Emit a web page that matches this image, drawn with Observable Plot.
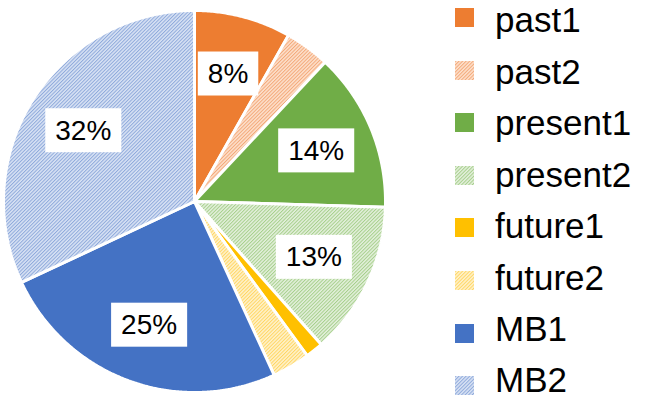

* * *

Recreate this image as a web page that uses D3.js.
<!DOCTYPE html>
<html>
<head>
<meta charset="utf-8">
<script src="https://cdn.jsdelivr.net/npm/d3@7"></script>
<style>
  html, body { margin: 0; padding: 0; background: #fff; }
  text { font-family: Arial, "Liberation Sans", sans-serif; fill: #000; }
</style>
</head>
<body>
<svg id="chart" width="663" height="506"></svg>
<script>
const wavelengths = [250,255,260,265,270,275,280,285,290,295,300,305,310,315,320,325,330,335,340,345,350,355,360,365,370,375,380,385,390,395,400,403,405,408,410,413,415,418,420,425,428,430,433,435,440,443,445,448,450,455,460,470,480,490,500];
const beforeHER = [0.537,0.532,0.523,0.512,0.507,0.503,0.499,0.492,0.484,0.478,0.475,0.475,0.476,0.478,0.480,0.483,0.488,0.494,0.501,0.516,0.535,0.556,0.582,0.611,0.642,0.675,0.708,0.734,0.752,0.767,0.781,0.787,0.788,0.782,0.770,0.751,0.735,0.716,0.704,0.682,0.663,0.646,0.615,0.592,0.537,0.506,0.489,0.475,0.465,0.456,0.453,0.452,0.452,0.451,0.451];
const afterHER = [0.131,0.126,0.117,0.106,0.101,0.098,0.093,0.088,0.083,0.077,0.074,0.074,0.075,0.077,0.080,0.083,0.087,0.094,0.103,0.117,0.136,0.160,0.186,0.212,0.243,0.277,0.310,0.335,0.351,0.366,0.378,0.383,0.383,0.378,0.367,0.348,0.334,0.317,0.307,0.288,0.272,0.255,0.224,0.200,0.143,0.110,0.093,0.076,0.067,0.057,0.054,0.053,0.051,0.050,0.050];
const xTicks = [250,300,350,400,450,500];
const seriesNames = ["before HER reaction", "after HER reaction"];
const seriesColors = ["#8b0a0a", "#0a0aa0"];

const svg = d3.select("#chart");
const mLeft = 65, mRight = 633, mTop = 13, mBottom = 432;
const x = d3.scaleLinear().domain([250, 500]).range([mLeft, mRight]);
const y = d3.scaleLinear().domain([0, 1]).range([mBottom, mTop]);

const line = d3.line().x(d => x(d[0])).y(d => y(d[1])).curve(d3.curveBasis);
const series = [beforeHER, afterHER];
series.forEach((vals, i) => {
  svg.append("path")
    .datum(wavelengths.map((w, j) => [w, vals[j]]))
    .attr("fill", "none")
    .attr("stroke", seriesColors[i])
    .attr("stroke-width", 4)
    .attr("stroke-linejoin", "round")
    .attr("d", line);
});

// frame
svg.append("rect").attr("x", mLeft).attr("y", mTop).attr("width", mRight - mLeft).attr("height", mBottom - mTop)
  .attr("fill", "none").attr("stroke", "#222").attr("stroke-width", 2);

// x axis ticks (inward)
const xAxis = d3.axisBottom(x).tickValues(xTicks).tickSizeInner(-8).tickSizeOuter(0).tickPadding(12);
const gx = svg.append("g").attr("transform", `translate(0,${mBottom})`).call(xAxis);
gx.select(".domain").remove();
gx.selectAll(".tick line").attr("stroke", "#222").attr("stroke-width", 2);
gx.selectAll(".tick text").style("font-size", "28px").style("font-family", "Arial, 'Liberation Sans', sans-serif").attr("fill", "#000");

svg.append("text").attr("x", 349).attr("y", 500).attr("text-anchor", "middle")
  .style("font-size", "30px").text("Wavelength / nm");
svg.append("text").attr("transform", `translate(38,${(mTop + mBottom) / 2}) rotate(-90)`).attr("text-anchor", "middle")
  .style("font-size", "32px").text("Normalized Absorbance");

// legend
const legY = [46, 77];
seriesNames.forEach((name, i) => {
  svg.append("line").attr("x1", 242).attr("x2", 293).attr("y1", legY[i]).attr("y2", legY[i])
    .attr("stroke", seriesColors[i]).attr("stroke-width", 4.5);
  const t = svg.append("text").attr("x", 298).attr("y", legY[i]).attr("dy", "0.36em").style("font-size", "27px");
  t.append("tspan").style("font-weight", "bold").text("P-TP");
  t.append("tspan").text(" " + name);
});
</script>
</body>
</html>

==

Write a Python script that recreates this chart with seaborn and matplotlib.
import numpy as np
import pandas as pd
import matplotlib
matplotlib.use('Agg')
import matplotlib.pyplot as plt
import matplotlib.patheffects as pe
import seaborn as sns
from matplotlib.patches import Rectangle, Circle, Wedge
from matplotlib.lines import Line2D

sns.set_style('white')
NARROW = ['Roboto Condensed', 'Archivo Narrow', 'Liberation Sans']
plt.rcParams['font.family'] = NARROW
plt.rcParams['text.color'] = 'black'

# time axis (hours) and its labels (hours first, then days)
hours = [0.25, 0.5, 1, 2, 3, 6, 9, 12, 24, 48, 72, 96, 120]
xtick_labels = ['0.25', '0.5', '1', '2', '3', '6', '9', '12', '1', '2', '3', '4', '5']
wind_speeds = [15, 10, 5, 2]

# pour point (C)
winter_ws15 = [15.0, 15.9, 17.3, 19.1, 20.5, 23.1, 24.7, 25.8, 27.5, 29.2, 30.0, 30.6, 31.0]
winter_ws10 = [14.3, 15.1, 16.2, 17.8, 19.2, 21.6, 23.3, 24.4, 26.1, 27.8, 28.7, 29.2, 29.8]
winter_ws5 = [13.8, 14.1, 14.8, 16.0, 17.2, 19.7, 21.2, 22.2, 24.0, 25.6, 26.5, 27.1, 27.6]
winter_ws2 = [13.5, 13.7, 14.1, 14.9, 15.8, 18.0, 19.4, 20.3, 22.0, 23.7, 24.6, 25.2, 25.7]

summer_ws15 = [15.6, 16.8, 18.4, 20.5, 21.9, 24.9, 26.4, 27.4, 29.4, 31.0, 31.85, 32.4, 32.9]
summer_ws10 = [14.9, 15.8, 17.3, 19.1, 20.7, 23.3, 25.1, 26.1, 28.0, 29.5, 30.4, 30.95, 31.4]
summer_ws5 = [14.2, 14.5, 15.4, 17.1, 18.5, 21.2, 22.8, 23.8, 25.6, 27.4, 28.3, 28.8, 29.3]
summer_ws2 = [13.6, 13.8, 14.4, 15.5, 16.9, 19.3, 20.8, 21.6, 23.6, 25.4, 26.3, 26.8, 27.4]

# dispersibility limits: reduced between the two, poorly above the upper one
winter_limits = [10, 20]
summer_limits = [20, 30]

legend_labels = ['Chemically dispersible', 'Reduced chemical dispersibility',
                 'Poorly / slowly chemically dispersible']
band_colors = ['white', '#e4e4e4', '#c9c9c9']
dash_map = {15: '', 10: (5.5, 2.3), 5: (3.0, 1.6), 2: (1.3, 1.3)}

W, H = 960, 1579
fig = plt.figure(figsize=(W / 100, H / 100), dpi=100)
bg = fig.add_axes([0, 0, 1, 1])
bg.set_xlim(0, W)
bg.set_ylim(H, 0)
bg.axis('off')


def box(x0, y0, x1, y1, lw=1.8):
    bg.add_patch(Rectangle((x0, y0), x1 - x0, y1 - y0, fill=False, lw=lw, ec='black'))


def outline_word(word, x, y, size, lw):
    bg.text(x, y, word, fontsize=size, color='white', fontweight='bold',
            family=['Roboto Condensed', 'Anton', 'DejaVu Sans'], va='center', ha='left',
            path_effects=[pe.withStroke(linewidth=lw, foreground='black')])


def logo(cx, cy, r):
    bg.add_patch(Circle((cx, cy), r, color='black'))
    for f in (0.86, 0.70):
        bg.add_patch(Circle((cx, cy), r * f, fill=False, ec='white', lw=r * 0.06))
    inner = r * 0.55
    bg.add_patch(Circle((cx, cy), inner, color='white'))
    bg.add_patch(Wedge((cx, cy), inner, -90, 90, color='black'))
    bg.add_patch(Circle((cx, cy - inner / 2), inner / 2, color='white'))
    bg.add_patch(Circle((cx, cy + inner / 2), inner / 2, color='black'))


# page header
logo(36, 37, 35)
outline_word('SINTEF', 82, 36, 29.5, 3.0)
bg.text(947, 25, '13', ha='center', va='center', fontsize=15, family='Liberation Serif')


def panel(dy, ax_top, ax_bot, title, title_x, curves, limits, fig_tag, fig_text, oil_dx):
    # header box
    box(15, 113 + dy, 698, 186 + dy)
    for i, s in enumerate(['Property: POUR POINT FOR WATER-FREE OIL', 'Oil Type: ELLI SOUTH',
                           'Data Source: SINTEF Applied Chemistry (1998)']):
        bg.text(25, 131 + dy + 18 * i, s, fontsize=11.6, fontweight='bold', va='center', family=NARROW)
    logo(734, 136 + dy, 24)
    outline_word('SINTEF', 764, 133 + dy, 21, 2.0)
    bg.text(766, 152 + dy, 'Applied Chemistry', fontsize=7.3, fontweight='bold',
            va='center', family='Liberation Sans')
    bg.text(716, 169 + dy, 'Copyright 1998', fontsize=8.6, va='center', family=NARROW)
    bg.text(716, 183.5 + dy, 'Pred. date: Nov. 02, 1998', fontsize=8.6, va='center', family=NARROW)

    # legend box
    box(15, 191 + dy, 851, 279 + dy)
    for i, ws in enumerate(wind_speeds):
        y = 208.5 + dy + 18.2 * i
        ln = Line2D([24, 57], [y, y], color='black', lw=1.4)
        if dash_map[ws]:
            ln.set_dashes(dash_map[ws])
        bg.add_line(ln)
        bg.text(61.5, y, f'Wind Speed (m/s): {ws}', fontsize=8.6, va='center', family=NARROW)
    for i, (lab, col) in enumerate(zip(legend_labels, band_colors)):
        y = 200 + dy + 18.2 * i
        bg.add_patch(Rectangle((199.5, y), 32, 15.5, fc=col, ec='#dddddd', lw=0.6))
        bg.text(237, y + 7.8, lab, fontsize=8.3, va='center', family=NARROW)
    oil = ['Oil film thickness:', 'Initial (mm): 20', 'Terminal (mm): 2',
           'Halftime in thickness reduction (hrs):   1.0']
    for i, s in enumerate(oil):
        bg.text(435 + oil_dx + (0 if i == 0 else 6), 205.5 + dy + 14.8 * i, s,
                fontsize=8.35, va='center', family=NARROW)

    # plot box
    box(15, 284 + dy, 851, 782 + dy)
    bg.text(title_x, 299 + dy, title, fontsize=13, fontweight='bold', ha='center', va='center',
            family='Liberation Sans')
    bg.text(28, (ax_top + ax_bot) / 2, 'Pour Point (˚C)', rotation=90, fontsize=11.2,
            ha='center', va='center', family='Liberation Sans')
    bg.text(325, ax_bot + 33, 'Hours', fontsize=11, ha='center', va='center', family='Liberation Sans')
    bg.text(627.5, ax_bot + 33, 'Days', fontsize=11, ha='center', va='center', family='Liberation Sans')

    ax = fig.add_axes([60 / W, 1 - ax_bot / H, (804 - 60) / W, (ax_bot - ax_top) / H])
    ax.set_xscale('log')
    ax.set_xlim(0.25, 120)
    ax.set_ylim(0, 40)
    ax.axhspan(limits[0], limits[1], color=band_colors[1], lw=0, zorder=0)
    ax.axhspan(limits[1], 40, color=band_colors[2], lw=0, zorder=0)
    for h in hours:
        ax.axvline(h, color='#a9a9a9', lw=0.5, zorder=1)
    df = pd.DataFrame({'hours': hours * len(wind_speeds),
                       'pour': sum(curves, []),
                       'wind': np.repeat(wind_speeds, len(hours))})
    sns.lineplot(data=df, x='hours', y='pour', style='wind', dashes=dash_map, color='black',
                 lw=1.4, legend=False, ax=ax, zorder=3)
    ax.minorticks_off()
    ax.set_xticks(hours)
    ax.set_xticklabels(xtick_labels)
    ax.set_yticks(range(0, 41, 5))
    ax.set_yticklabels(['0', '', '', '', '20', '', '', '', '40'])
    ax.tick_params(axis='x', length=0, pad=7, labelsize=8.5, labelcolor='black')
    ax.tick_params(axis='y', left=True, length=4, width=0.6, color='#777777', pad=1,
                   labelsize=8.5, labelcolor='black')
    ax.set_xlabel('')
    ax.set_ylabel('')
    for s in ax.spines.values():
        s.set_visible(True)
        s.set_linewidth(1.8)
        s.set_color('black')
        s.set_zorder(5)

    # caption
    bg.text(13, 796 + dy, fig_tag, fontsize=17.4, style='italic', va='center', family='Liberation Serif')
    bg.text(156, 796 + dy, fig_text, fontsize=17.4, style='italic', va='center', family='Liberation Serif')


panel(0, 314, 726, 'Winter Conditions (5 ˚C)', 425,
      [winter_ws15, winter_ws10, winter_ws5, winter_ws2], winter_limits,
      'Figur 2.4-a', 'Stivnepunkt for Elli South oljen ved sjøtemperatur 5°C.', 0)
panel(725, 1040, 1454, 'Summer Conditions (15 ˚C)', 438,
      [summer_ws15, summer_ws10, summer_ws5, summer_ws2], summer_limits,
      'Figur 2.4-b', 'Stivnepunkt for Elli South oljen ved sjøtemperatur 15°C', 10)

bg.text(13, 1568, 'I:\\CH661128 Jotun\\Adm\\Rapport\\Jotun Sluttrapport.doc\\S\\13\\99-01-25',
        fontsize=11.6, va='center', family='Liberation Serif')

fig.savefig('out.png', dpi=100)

■ PROBLEM STATEMENT: Of the lines above, retype only those from the line containing "Write a Python" through the line containing "from matplotlib.lines import Line2D", including both, exactly.

■ RESPONSE TO THE TASK:
Write a Python script that recreates this chart with seaborn and matplotlib.
import numpy as np
import pandas as pd
import matplotlib
matplotlib.use('Agg')
import matplotlib.pyplot as plt
import matplotlib.patheffects as pe
import seaborn as sns
from matplotlib.patches import Rectangle, Circle, Wedge
from matplotlib.lines import Line2D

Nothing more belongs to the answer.